Trumpism has breathed new life into anti-Communism in the United States. We heard it from all kinds of speakers that week. From professional politicians, to former UN Ambassador Nikki Haley, to Vice President Mike Pence. Likewise from Trump’s children and from Cuban-American businessmen and politicians such as Maximo Alvarez and Jeanette Nunez. All of them used indiscriminately the terms “socialism”, “Marxism”, and “Communism”. When they alluded to the first or the second, the third term was the one they had in mind.
This confusion between Socialism and Communism is widespread among right-wing conservatives in the United States. There’s a historic explanation for this, having to do with the weakness of the Socialist organizations in that country. The left has traditionally been hegemonized as liberalism in the Democratic Party. The error, or more accurately, the deliberate identification of social democracy and democratic socialism with Communism has its origins in the McCarthy phenomenon.
Anticommunism gave form to a doctrine of national security that justified the repression of any leftist movement. This doctrine flourished not only in the 50s when Joseph McCarthy set up his witch hunts. It also took hold in the 60’s, 70’s and 80’s. According to this view of national security, any leftist movement could eventually become Communism. Applied to the United States foreign policy in Latin America, the doctrine wrought havoc. Under that doctrine, the US supported coup d’etats like the ones that overthrew Jacobo Arbenz in Guatemala, Joao Goulart in Brazil, and Salvador Allende in Chile. It also translated into backing military dictatorships, like the ones in the Southern Cone, the Andean region, and Central America.
The essence of McCarthyism is discrediting and, in the worse cases, the neutralization of any manifestation of the left. This takes place under the excuse that it will inevitably lead to Communism. That Communism that the left might propitiate is nothing other than the so-called “real Socialism” of Josef Stalin in the Soviet Union and in the Eastern European countries after the Second World War.
According to the McCarthy tradition that Trump has now revived, Communism is a version of political evil in which liberals, populists, social democrats and anarchists are all lumped together. All the currents of the Democratic party are Communist according to the new McCarthyism. From the democratic socialism of Bernie Sanders, Elizabeth Warren or Alexandria Ocasio-Cortez to the moderate liberalism of Kamala Harris, Beto O’Rourke or Joe Biden, all of them are labeled Communist.
Never, not even during the McCarthy era, did they reach the extreme of defining all liberalism as Communism.
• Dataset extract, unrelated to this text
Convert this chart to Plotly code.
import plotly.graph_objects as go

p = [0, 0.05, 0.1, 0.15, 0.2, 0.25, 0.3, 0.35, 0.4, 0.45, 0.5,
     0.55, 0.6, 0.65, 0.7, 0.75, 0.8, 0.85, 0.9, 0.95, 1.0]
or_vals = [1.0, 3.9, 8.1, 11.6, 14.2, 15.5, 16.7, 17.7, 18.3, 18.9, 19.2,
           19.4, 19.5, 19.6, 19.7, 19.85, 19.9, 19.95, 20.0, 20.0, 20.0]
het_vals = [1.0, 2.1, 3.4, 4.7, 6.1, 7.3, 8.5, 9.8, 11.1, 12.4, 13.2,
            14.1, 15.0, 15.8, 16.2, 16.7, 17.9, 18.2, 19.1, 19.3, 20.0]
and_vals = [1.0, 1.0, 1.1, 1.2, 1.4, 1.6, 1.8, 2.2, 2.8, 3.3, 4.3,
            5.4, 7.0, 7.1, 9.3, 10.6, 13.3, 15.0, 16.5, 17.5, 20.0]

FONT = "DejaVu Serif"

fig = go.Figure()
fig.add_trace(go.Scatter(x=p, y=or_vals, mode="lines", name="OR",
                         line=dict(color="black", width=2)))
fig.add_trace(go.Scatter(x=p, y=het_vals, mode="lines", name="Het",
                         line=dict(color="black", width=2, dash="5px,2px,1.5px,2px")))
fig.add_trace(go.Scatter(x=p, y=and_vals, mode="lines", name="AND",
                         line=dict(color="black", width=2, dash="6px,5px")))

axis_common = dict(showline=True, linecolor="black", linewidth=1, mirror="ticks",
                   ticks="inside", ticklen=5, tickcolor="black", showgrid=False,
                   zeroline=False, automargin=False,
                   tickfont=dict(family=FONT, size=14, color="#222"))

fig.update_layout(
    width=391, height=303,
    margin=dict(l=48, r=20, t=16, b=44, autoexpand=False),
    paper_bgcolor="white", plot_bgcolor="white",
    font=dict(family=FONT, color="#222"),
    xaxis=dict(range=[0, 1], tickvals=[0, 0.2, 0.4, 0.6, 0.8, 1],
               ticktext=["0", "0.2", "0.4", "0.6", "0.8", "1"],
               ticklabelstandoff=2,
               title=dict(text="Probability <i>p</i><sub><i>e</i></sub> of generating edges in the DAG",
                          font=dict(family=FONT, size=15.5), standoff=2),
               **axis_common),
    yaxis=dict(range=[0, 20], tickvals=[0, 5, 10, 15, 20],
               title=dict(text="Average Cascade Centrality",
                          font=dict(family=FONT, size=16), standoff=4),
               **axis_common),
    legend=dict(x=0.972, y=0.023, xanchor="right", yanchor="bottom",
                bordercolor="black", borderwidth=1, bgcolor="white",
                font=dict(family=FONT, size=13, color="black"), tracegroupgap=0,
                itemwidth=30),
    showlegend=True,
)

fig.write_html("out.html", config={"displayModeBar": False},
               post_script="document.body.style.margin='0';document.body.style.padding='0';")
The difference resides in that during the years of the Cold War the USSR and the Soviet bloc still existed. Communism was something real. Now it’s once again a phantom, as Marx said. As such, it lends itself more easily to the alterations of truth that Trumpism practices daily.
The new McCarthyism isn’t of course, a phenomenon exclusive to the United States. We see it in Italy with Salvini, in Spain with Avascal, in Brazil with Bolsonaro, in Bolivia with Anez, and in El Salvador with Bukele. It sometimes raises its head in Mexico through sectors of the right. These who erroneously label the populism of the left, or revolutionary nationalism in Mexico as “Communist”. Such distortions show how little they know about the history of the many frictions between the Cardenas factions and Communist parties within the Mexican left in the twentieth century.